▶ _The request_:
All of the listing below must be repeated word for word. Pictures are the only thing to omit.

▶ _Supplied data_:
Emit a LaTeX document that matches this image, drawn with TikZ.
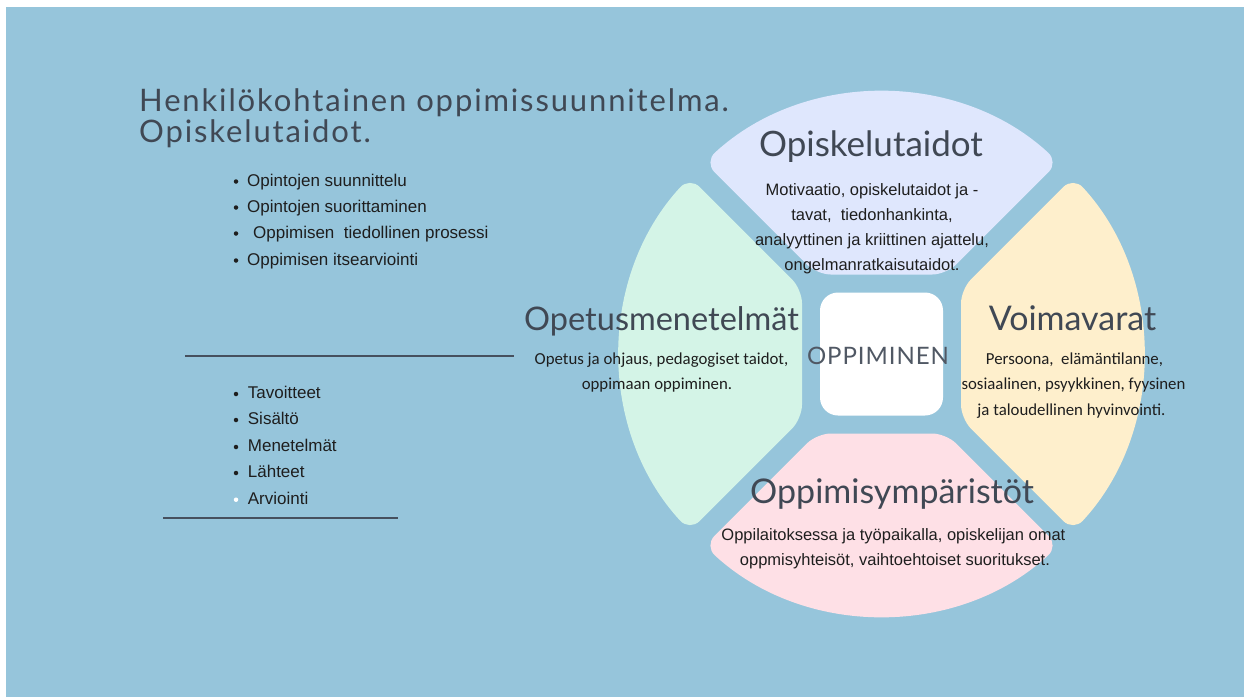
\documentclass[tikz,border=0pt]{standalone}
\usepackage{fontspec}
\setmainfont{Liberation Sans}
\newfontfamily\headfont{Lato}
\newfontfamily\titlefont[LetterSpace=6]{Lato}
\newfontfamily\calfont{Carlito}
\newfontfamily\oppfont[LetterSpace=4]{Lato}
\usetikzlibrary{calc}
\definecolor{bgblue}{RGB}{150,197,219}
\definecolor{segtop}{RGB}{223,231,253}
\definecolor{segleft}{RGB}{212,244,231}
\definecolor{segright}{RGB}{254,239,204}
\definecolor{segbottom}{RGB}{254,224,230}
\definecolor{headgray}{RGB}{64,72,84}
\definecolor{oppgray}{RGB}{80,88,100}
\definecolor{bodyblack}{RGB}{30,30,30}
\definecolor{rulegray}{RGB}{70,80,94}
\begin{document}
\begin{tikzpicture}[x=1pt,y=-1pt,
  seg/.style={rounded corners=14pt},
  heading/.style={font=\headfont\fontsize{34}{38}\selectfont, text=headgray, inner sep=0pt, anchor=base},
  titletext/.style={font=\titlefont\fontsize{31}{34}\selectfont, text=headgray, inner sep=0pt, anchor=base west},
  body/.style={font=\fontsize{16.5}{20}\selectfont, text=bodyblack, inner sep=0pt, anchor=base},
  calbody/.style={font=\calfont\fontsize{16.8}{20}\selectfont, text=bodyblack, inner sep=0pt, anchor=base},
  listitem/.style={font=\fontsize{17}{20}\selectfont, text=bodyblack, inner sep=0pt, anchor=base west},
  bulletdot/.style={circle, fill=bodyblack, inner sep=0pt, minimum size=4.5pt},
  rulel/.style={draw=rulegray, line width=2pt}]
\useasboundingbox (0,0) rectangle (1244,697);
\fill[bgblue] (6,7) rectangle (1244,697);
\coordinate (C) at (881.5,354);
% four segments
\foreach \ang/\col in {0/segtop,90/segleft,180/segbottom,-90/segright}{
  \begin{scope}[rotate around={\ang:(C)}]
    \fill[\col, seg] (816.85,274.5) -- (704.52,162.2) arc[start angle=227.3, end angle=312.7, radius=261] -- (946.15,274.5) -- cycle;
  \end{scope}
}
\node[fill=white, rounded corners=18pt, minimum width=123pt, minimum height=123pt, inner sep=0pt] (core) at (C) {};
\node[font=\oppfont\fontsize{24}{28}\selectfont, text=oppgray, inner sep=0pt, anchor=base] (opp) at (878,364) {OPPIMINEN};
% headings
\node[heading, font=\headfont\fontsize{35}{38}\selectfont] (h1) at (871,156.7) {Opiskelutaidot};
\node[heading, font=\headfont\fontsize{32.5}{38}\selectfont] (h2) at (661.5,330) {Opetusmenetelmät};
\node[heading] (h3) at (1072.5,330) {Voimavarat};
\node[heading] (h4) at (892,503) {Oppimisympäristöt};
% top body
\node[body] (t1) at (872,195) {Motivaatio, opiskelutaidot ja -};
\node[body] (t2) at (872,220) {tavat,\ \ tiedonhankinta,};
\node[body] (t3) at (872,245) {analyyttinen ja kriittinen ajattelu,};
\node[body] (t4) at (872,270) {ongelmanratkaisutaidot.};
% bottom body
\node[body] (b1) at (893.4,540.7) {Oppilaitoksessa ja työpaikalla, opiskelijan omat};
\node[body] (b2) at (894.9,565.7) {oppmisyhteisöt, vaihtoehtoiset suoritukset.};
% left body
\node[calbody] (l1) at (661.5,364) {Opetus ja ohjaus, pedagogiset taidot,};
\node[calbody] (l2) at (657,389) {oppimaan oppiminen.};
% right body
\node[calbody] (r1) at (1074.5,364) {Persoona,\ \ elämäntilanne,};
\node[calbody] (r2) at (1073.5,389) {sosiaalinen, psyykkinen, fyysinen};
\node[calbody] (r3) at (1071.5,415) {ja taloudellinen hyvinvointi.};
% title
\node[titletext] (title1) at (139,111) {Henkilökohtainen oppimissuunnitelma.};
\node[titletext] (title2) at (139,142) {Opiskelutaidot.};
% upper list
\node[bulletdot] (u1d) at (236,181.5) {};
\node[listitem] (u1) at (247,186) {Opintojen suunnittelu};
\node[bulletdot] (u2d) at (236,207.5) {};
\node[listitem] (u2) at (247,212) {Opintojen suorittaminen};
\node[bulletdot] (u3d) at (236,233.5) {};
\node[listitem] (u3) at (253,238) {Oppimisen\ \ tiedollinen prosessi};
\node[bulletdot] (u4d) at (236,260.5) {};
\node[listitem] (u4) at (247,265) {Oppimisen itsearviointi};
% rules
\coordinate (ra1) at (185,355.7);
\coordinate (ra2) at (514,355.7);
\coordinate (rb1) at (163,517.7);
\coordinate (rb2) at (398,517.7);
\draw[rulel] (ra1) -- (ra2);
\draw[rulel] (rb1) -- (rb2);
% lower list
\node[bulletdot] (w1d) at (236,394) {};
\node[listitem] (w1) at (247.7,398.3) {Tavoitteet};
\node[bulletdot] (w2d) at (236,420) {};
\node[listitem] (w2) at (247.7,424.3) {Sisältö};
\node[bulletdot] (w3d) at (236,447) {};
\node[listitem] (w3) at (247.7,451) {Menetelmät};
\node[bulletdot] (w4d) at (236,473) {};
\node[listitem] (w4) at (247.7,477.3) {Lähteet};
\node[bulletdot, fill=white] (w5d) at (236,499.7) {};
\node[listitem] (w5) at (247.7,504) {Arviointi};
\end{tikzpicture}
\end{document}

▶ _Output for this exercise_:
Emit a LaTeX document that matches this image, drawn with TikZ.
\documentclass[tikz,border=0pt]{standalone}
\usepackage{fontspec}
\setmainfont{Liberation Sans}
\newfontfamily\headfont{Lato}
\newfontfamily\titlefont[LetterSpace=6]{Lato}
\newfontfamily\calfont{Carlito}
\newfontfamily\oppfont[LetterSpace=4]{Lato}
\usetikzlibrary{calc}
\definecolor{bgblue}{RGB}{150,197,219}
\definecolor{segtop}{RGB}{223,231,253}
\definecolor{segleft}{RGB}{212,244,231}
\definecolor{segright}{RGB}{254,239,204}
\definecolor{segbottom}{RGB}{254,224,230}
\definecolor{headgray}{RGB}{64,72,84}
\definecolor{oppgray}{RGB}{80,88,100}
\definecolor{bodyblack}{RGB}{30,30,30}
\definecolor{rulegray}{RGB}{70,80,94}
\begin{document}
\begin{tikzpicture}[x=1pt,y=-1pt,
  seg/.style={rounded corners=14pt},
  heading/.style={font=\headfont\fontsize{34}{38}\selectfont, text=headgray, inner sep=0pt, anchor=base},
  titletext/.style={font=\titlefont\fontsize{31}{34}\selectfont, text=headgray, inner sep=0pt, anchor=base west},
  body/.style={font=\fontsize{16.5}{20}\selectfont, text=bodyblack, inner sep=0pt, anchor=base},
  calbody/.style={font=\calfont\fontsize{16.8}{20}\selectfont, text=bodyblack, inner sep=0pt, anchor=base},
  listitem/.style={font=\fontsize{17}{20}\selectfont, text=bodyblack, inner sep=0pt, anchor=base west},
  bulletdot/.style={circle, fill=bodyblack, inner sep=0pt, minimum size=4.5pt},
  rulel/.style={draw=rulegray, line width=2pt}]
\useasboundingbox (0,0) rectangle (1244,697);
\fill[bgblue] (6,7) rectangle (1244,697);
\coordinate (C) at (881.5,354);
% four segments
\foreach \ang/\col in {0/segtop,90/segleft,180/segbottom,-90/segright}{
  \begin{scope}[rotate around={\ang:(C)}]
    \fill[\col, seg] (816.85,274.5) -- (704.52,162.2) arc[start angle=227.3, end angle=312.7, radius=261] -- (946.15,274.5) -- cycle;
  \end{scope}
}
\node[fill=white, rounded corners=18pt, minimum width=123pt, minimum height=123pt, inner sep=0pt] (core) at (C) {};
\node[font=\oppfont\fontsize{24}{28}\selectfont, text=oppgray, inner sep=0pt, anchor=base] (opp) at (878,364) {OPPIMINEN};
% headings
\node[heading, font=\headfont\fontsize{35}{38}\selectfont] (h1) at (871,156.7) {Opiskelutaidot};
\node[heading, font=\headfont\fontsize{32.5}{38}\selectfont] (h2) at (661.5,330) {Opetusmenetelmät};
\node[heading] (h3) at (1072.5,330) {Voimavarat};
\node[heading] (h4) at (892,503) {Oppimisympäristöt};
% top body
\node[body] (t1) at (872,195) {Motivaatio, opiskelutaidot ja -};
\node[body] (t2) at (872,220) {tavat,\ \ tiedonhankinta,};
\node[body] (t3) at (872,245) {analyyttinen ja kriittinen ajattelu,};
\node[body] (t4) at (872,270) {ongelmanratkaisutaidot.};
% bottom body
\node[body] (b1) at (893.4,540.7) {Oppilaitoksessa ja työpaikalla, opiskelijan omat};
\node[body] (b2) at (894.9,565.7) {oppmisyhteisöt, vaihtoehtoiset suoritukset.};
% left body
\node[calbody] (l1) at (661.5,364) {Opetus ja ohjaus, pedagogiset taidot,};
\node[calbody] (l2) at (657,389) {oppimaan oppiminen.};
% right body
\node[calbody] (r1) at (1074.5,364) {Persoona,\ \ elämäntilanne,};
\node[calbody] (r2) at (1073.5,389) {sosiaalinen, psyykkinen, fyysinen};
\node[calbody] (r3) at (1071.5,415) {ja taloudellinen hyvinvointi.};
% title
\node[titletext] (title1) at (139,111) {Henkilökohtainen oppimissuunnitelma.};
\node[titletext] (title2) at (139,142) {Opiskelutaidot.};
% upper list
\node[bulletdot] (u1d) at (236,181.5) {};
\node[listitem] (u1) at (247,186) {Opintojen suunnittelu};
\node[bulletdot] (u2d) at (236,207.5) {};
\node[listitem] (u2) at (247,212) {Opintojen suorittaminen};
\node[bulletdot] (u3d) at (236,233.5) {};
\node[listitem] (u3) at (253,238) {Oppimisen\ \ tiedollinen prosessi};
\node[bulletdot] (u4d) at (236,260.5) {};
\node[listitem] (u4) at (247,265) {Oppimisen itsearviointi};
% rules
\coordinate (ra1) at (185,355.7);
\coordinate (ra2) at (514,355.7);
\coordinate (rb1) at (163,517.7);
\coordinate (rb2) at (398,517.7);
\draw[rulel] (ra1) -- (ra2);
\draw[rulel] (rb1) -- (rb2);
% lower list
\node[bulletdot] (w1d) at (236,394) {};
\node[listitem] (w1) at (247.7,398.3) {Tavoitteet};
\node[bulletdot] (w2d) at (236,420) {};
\node[listitem] (w2) at (247.7,424.3) {Sisältö};
\node[bulletdot] (w3d) at (236,447) {};
\node[listitem] (w3) at (247.7,451) {Menetelmät};
\node[bulletdot] (w4d) at (236,473) {};
\node[listitem] (w4) at (247.7,477.3) {Lähteet};
\node[bulletdot, fill=white] (w5d) at (236,499.7) {};
\node[listitem] (w5) at (247.7,504) {Arviointi};
\end{tikzpicture}
\end{document}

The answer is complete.